With that experience in mind, we firmly believe the city should steer clear of plans to pursue construction of a recreation center. Instead, the plan to generate new parks and recreation funding must center around evaluating, maintaining, and possibly expanding or improving, the city's current park assets with an eye toward revenue generation through increased usage.

We encourage city leaders to remain realistic as they brainstorm funding alternatives. If City Council members decide to pursue a property tax through the establishment of a parks and recreation district, it's imperative they come up with a plan that is tax-neutral for local residents. It's far fetched to believe that city residents would support a new tax without the city providing some tax relief in return. We think one avenue for that relief could come in the form of a decrease in the tax on food and groceries in exchange for a property tax.

We support the city's decision to begin analyzing different funding alternatives for parks, but we think these discussions must be rooted in an understanding that the city cannot say "yes" to everyone when it comes to recreation. We already live in the middle of a recreational paradise surrounded by acres and acres of National Forest land and Wilderness Areas, and at some point, the city needs to assess how much more recreation it needs to add and support in the future.

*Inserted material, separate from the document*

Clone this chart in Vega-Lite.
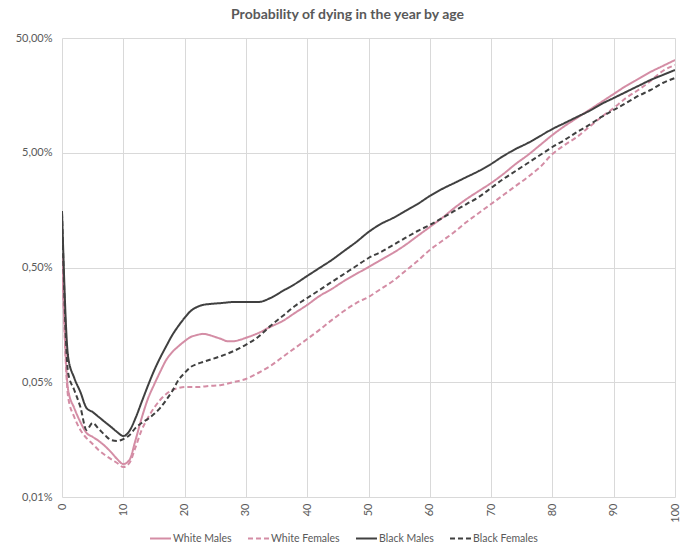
{
  "$schema": "https://vega.github.io/schema/vega-lite/v6.json",
  "width": 613,
  "height": 459,
  "autosize": "none",
  "padding": {"left": 62, "top": 38, "right": 10, "bottom": 56},
  "background": "white",
  "title": {"text": "Probability of dying in the year by age", "font": "Lato", "fontSize": 14, "fontWeight": "bold", "color": "#595959", "anchor": "middle", "frame": "bounds", "offset": 10},
  "data": {"values": [
    {"age":0,"group":"White Males","p":0.00642},{"age":1,"group":"White Males","p":0.000428},{"age":2,"group":"White Males","p":0.000298},{"age":3,"group":"White Males","p":0.000225},{"age":4,"group":"White Males","p":0.000181},{"age":5,"group":"White Males","p":0.000167},{"age":6,"group":"White Males","p":0.000154},{"age":7,"group":"White Males","p":0.000139},{"age":8,"group":"White Males","p":0.000123},{"age":9,"group":"White Males","p":0.000107},{"age":10,"group":"White Males","p":0.0000969},{"age":11,"group":"White Males","p":0.000105},{"age":12,"group":"White Males","p":0.000157},{"age":13,"group":"White Males","p":0.000244},{"age":14,"group":"White Males","p":0.000357},{"age":15,"group":"White Males","p":0.000473},{"age":16,"group":"White Males","p":0.000614},{"age":17,"group":"White Males","p":0.000782},{"age":18,"group":"White Males","p":0.000918},{"age":19,"group":"White Males","p":0.00103},{"age":20,"group":"White Males","p":0.00114},{"age":21,"group":"White Males","p":0.00124},{"age":22,"group":"White Males","p":0.00129},{"age":23,"group":"White Males","p":0.00132},{"age":24,"group":"White Males","p":0.00129},{"age":25,"group":"White Males","p":0.00124},{"age":26,"group":"White Males","p":0.00119},{"age":27,"group":"White Males","p":0.00114},{"age":28,"group":"White Males","p":0.00114},{"age":29,"group":"White Males","p":0.00117},{"age":30,"group":"White Males","p":0.00122},{"age":32,"group":"White Males","p":0.00134},{"age":34,"group":"White Males","p":0.00152},{"age":36,"group":"White Males","p":0.00171},{"age":38,"group":"White Males","p":0.00201},{"age":40,"group":"White Males","p":0.00236},{"age":42,"group":"White Males","p":0.00282},{"age":44,"group":"White Males","p":0.00325},{"age":46,"group":"White Males","p":0.00381},{"age":48,"group":"White Males","p":0.00439},{"age":50,"group":"White Males","p":0.00505},{"age":52,"group":"White Males","p":0.00581},{"age":54,"group":"White Males","p":0.00669},{"age":56,"group":"White Males","p":0.00785},{"age":58,"group":"White Males","p":0.00941},{"age":60,"group":"White Males","p":0.01127},{"age":62,"group":"White Males","p":0.0135},{"age":64,"group":"White Males","p":0.0165},{"age":66,"group":"White Males","p":0.01976},{"age":68,"group":"White Males","p":0.02321},{"age":70,"group":"White Males","p":0.02724},{"age":72,"group":"White Males","p":0.03265},{"age":74,"group":"White Males","p":0.0399},{"age":76,"group":"White Males","p":0.04779},{"age":78,"group":"White Males","p":0.0584},{"age":80,"group":"White Males","p":0.0714},{"age":82,"group":"White Males","p":0.0855},{"age":84,"group":"White Males","p":0.1004},{"age":86,"group":"White Males","p":0.1179},{"age":88,"group":"White Males","p":0.1384},{"age":90,"group":"White Males","p":0.1626},{"age":92,"group":"White Males","p":0.1909},{"age":94,"group":"White Males","p":0.2196},{"age":96,"group":"White Males","p":0.2528},{"age":98,"group":"White Males","p":0.2851},{"age":100,"group":"White Males","p":0.3214},

    {"age":0,"group":"White Females","p":0.00642},{"age":1,"group":"White Females","p":0.000372},{"age":2,"group":"White Females","p":0.000249},{"age":3,"group":"White Females","p":0.000192},{"age":4,"group":"White Females","p":0.000163},{"age":5,"group":"White Females","p":0.000145},{"age":6,"group":"White Females","p":0.000128},{"age":7,"group":"White Females","p":0.000116},{"age":8,"group":"White Females","p":0.000107},{"age":9,"group":"White Females","p":0.0000989},{"age":10,"group":"White Females","p":0.0000913},{"age":11,"group":"White Females","p":0.0000989},{"age":12,"group":"White Females","p":0.000136},{"age":13,"group":"White Females","p":0.000192},{"age":14,"group":"White Females","p":0.000244},{"age":15,"group":"White Females","p":0.000298},{"age":16,"group":"White Females","p":0.00035},{"age":17,"group":"White Females","p":0.000395},{"age":18,"group":"White Females","p":0.000428},{"age":19,"group":"White Females","p":0.000445},{"age":20,"group":"White Females","p":0.000454},{"age":22,"group":"White Females","p":0.000454},{"age":24,"group":"White Females","p":0.000464},{"age":26,"group":"White Females","p":0.000473},{"age":28,"group":"White Females","p":0.000502},{"age":30,"group":"White Females","p":0.000534},{"age":32,"group":"White Females","p":0.000602},{"age":34,"group":"White Females","p":0.000693},{"age":36,"group":"White Females","p":0.00083},{"age":38,"group":"White Females","p":0.000994},{"age":40,"group":"White Females","p":0.00119},{"age":42,"group":"White Females","p":0.00143},{"age":44,"group":"White Females","p":0.00174},{"age":46,"group":"White Females","p":0.00209},{"age":48,"group":"White Females","p":0.00245},{"age":50,"group":"White Females","p":0.00277},{"age":52,"group":"White Females","p":0.00325},{"age":54,"group":"White Females","p":0.00381},{"age":56,"group":"White Females","p":0.00466},{"age":58,"group":"White Females","p":0.0057},{"age":60,"group":"White Females","p":0.0071},{"age":62,"group":"White Females","p":0.00851},{"age":64,"group":"White Females","p":0.01019},{"age":66,"group":"White Females","p":0.01246},{"age":68,"group":"White Females","p":0.01493},{"age":70,"group":"White Females","p":0.01787},{"age":72,"group":"White Females","p":0.02141},{"age":74,"group":"White Females","p":0.02566},{"age":76,"group":"White Females","p":0.03073},{"age":78,"group":"White Females","p":0.03757},{"age":80,"group":"White Females","p":0.04876},{"age":82,"group":"White Females","p":0.0584},{"age":84,"group":"White Females","p":0.0686},{"age":86,"group":"White Females","p":0.0838},{"age":88,"group":"White Females","p":0.1025},{"age":90,"group":"White Females","p":0.1227},{"age":92,"group":"White Females","p":0.15},{"age":94,"group":"White Females","p":0.1761},{"age":96,"group":"White Females","p":0.211},{"age":98,"group":"White Females","p":0.2579},{"age":100,"group":"White Females","p":0.2908},

    {"age":0,"group":"Black Males","p":0.01554},{"age":1,"group":"Black Males","p":0.00083},{"age":2,"group":"Black Males","p":0.000545},{"age":3,"group":"Black Males","p":0.000411},{"age":4,"group":"Black Males","p":0.000298},{"age":5,"group":"Black Males","p":0.000275},{"age":6,"group":"Black Males","p":0.000249},{"age":7,"group":"Black Males","p":0.000225},{"age":8,"group":"Black Males","p":0.000204},{"age":9,"group":"Black Males","p":0.000184},{"age":10,"group":"Black Males","p":0.00017},{"age":11,"group":"Black Males","p":0.000188},{"age":12,"group":"Black Males","p":0.000244},{"age":13,"group":"Black Males","p":0.000337},{"age":14,"group":"Black Males","p":0.000464},{"age":15,"group":"Black Males","p":0.000627},{"age":16,"group":"Black Males","p":0.000814},{"age":17,"group":"Black Males","p":0.00103},{"age":18,"group":"Black Males","p":0.00129},{"age":19,"group":"Black Males","p":0.00155},{"age":20,"group":"Black Males","p":0.00182},{"age":21,"group":"Black Males","p":0.00209},{"age":22,"group":"Black Males","p":0.00226},{"age":23,"group":"Black Males","p":0.00236},{"age":24,"group":"Black Males","p":0.0024},{"age":26,"group":"Black Males","p":0.00245},{"age":28,"group":"Black Males","p":0.0025},{"age":30,"group":"Black Males","p":0.0025},{"age":32,"group":"Black Males","p":0.0025},{"age":34,"group":"Black Males","p":0.00271},{"age":36,"group":"Black Males","p":0.00312},{"age":38,"group":"Black Males","p":0.00359},{"age":40,"group":"Black Males","p":0.00422},{"age":42,"group":"Black Males","p":0.00495},{"age":44,"group":"Black Males","p":0.00581},{"age":46,"group":"Black Males","p":0.00696},{"age":48,"group":"Black Males","p":0.00834},{"age":50,"group":"Black Males","p":0.01019},{"age":52,"group":"Black Males","p":0.01197},{"age":54,"group":"Black Males","p":0.0135},{"age":56,"group":"Black Males","p":0.01554},{"age":58,"group":"Black Males","p":0.01787},{"age":60,"group":"Black Males","p":0.02099},{"age":62,"group":"Black Males","p":0.02416},{"age":64,"group":"Black Males","p":0.02724},{"age":66,"group":"Black Males","p":0.03073},{"age":68,"group":"Black Males","p":0.03467},{"age":70,"group":"Black Males","p":0.0399},{"age":72,"group":"Black Males","p":0.04684},{"age":74,"group":"Black Males","p":0.0539},{"age":76,"group":"Black Males","p":0.0608},{"age":78,"group":"Black Males","p":0.07},{"age":80,"group":"Black Males","p":0.0805},{"age":82,"group":"Black Males","p":0.0908},{"age":84,"group":"Black Males","p":0.1025},{"age":86,"group":"Black Males","p":0.1156},{"age":88,"group":"Black Males","p":0.133},{"age":90,"group":"Black Males","p":0.15},{"age":92,"group":"Black Males","p":0.1692},{"age":94,"group":"Black Males","p":0.1909},{"age":96,"group":"Black Males","p":0.2152},{"age":98,"group":"Black Males","p":0.238},{"age":100,"group":"Black Males","p":0.2631},

    {"age":0,"group":"Black Females","p":0.01493},{"age":1,"group":"Black Females","p":0.000602},{"age":2,"group":"Black Females","p":0.000428},{"age":3,"group":"Black Females","p":0.000304},{"age":4,"group":"Black Females","p":0.000192},{"age":5,"group":"Black Females","p":0.000221},{"age":6,"group":"Black Females","p":0.000196},{"age":7,"group":"Black Females","p":0.000173},{"age":8,"group":"Black Females","p":0.000157},{"age":9,"group":"Black Females","p":0.000154},{"age":10,"group":"Black Females","p":0.00016},{"age":11,"group":"Black Females","p":0.000173},{"age":12,"group":"Black Females","p":0.0002},{"age":13,"group":"Black Females","p":0.000221},{"age":14,"group":"Black Females","p":0.000239},{"age":15,"group":"Black Females","p":0.000264},{"age":16,"group":"Black Females","p":0.000298},{"age":17,"group":"Black Females","p":0.00035},{"age":18,"group":"Black Females","p":0.000419},{"age":19,"group":"Black Females","p":0.000523},{"age":20,"group":"Black Females","p":0.000602},{"age":21,"group":"Black Females","p":0.000679},{"age":22,"group":"Black Females","p":0.000721},{"age":23,"group":"Black Females","p":0.000751},{"age":24,"group":"Black Females","p":0.000782},{"age":26,"group":"Black Females","p":0.000847},{"age":28,"group":"Black Females","p":0.000936},{"age":30,"group":"Black Females","p":0.00106},{"age":32,"group":"Black Females","p":0.00124},{"age":34,"group":"Black Females","p":0.00155},{"age":36,"group":"Black Females","p":0.00189},{"age":38,"group":"Black Females","p":0.00231},{"age":40,"group":"Black Females","p":0.00271},{"age":42,"group":"Black Females","p":0.00318},{"age":44,"group":"Black Females","p":0.00374},{"age":46,"group":"Black Females","p":0.00439},{"age":48,"group":"Black Females","p":0.00515},{"age":50,"group":"Black Females","p":0.00605},{"age":52,"group":"Black Females","p":0.00682},{"age":54,"group":"Black Females","p":0.00785},{"age":56,"group":"Black Females","p":0.00904},{"age":58,"group":"Black Females","p":0.0104},{"age":60,"group":"Black Females","p":0.01173},{"age":62,"group":"Black Females","p":0.0135},{"age":64,"group":"Black Females","p":0.01554},{"age":66,"group":"Black Females","p":0.01787},{"age":68,"group":"Black Females","p":0.02057},{"age":70,"group":"Black Females","p":0.02465},{"age":72,"group":"Black Females","p":0.02952},{"age":74,"group":"Black Females","p":0.03467},{"age":76,"group":"Black Females","p":0.0407},{"age":78,"group":"Black Females","p":0.04779},{"age":80,"group":"Black Females","p":0.0561},{"age":82,"group":"Black Females","p":0.0646},{"age":84,"group":"Black Females","p":0.0758},{"age":86,"group":"Black Females","p":0.0873},{"age":88,"group":"Black Females","p":0.1025},{"age":90,"group":"Black Females","p":0.1179},{"age":92,"group":"Black Females","p":0.1357},{"age":94,"group":"Black Females","p":0.1562},{"age":96,"group":"Black Females","p":0.1761},{"age":98,"group":"Black Females","p":0.2027},{"age":100,"group":"Black Females","p":0.2241}
  ]},
  "mark": {"type": "line", "strokeWidth": 2, "interpolate": "monotone", "clip": true},
  "encoding": {
    "x": {"field": "age", "type": "quantitative",
      "scale": {"domain": [0, 100], "nice": false},
      "axis": {"title": null, "values": [0,10,20,30,40,50,60,70,80,90,100], "labelAngle": -90, "labelFont": "Lato", "labelFontSize": 11, "labelColor": "#595959", "labelPadding": 6, "ticks": false, "domain": false, "grid": true, "gridColor": "#D9D9D9", "gridWidth": 1}},
    "y": {"field": "p", "type": "quantitative",
      "scale": {"type": "log", "domain": [0.00005, 0.5], "nice": false},
      "axis": {"title": null, "values": [0.00005, 0.0005, 0.005, 0.05, 0.5], "labelExpr": "datum.value < 0.0001 ? '0,01%' : replace(format(datum.value, '.2%'), '.', ',')", "labelFont": "Lato", "labelFontSize": 11, "labelColor": "#595959", "labelPadding": 10, "ticks": false, "domain": false, "grid": true, "gridColor": "#D9D9D9", "gridWidth": 1}},
    "color": {"field": "group", "type": "nominal",
      "scale": {"domain": ["White Males", "White Females", "Black Males", "Black Females"], "range": ["#D48DA5", "#D48DA5", "#404040", "#404040"]},
      "legend": {"title": null, "orient": "none", "legendX": 87, "legendY": 489, "direction": "horizontal", "symbolType": "stroke", "symbolSize": 440, "symbolStrokeWidth": 2, "labelFont": "Lato", "labelFontSize": 10.5, "labelColor": "#595959", "labelOffset": 1, "columnPadding": 12}},
    "strokeDash": {"field": "group", "type": "nominal",
      "scale": {"domain": ["White Males", "White Females", "Black Males", "Black Females"], "range": [[1, 0], [5, 3], [1, 0], [5, 3]]},
      "legend": {"title": null, "orient": "none", "legendX": 87, "legendY": 489, "direction": "horizontal", "symbolType": "stroke", "symbolSize": 440, "symbolStrokeWidth": 2, "labelFont": "Lato", "labelFontSize": 10.5, "labelColor": "#595959", "labelOffset": 1, "columnPadding": 12}}
  },
  "config": {"view": {"stroke": null}}
}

It's also imperative that the city lay out a detailed plan for how the extra funds for parks and recreation would be spent and then communicate that plan to the public before it places any issue on the ballot. As Routt County Commissioner Cari Hermacinski was quoted as saying in the March 27 "Pay to play" article, "voters don't like approving a blank check."

At issue:

A working group, appointed by City Council is currently studying parks and recreation funding.

Our view:

City leaders must evaluate current parks and recreation assets and come up with a tax-neutral plan that details how funds generated by a new tax would be spent.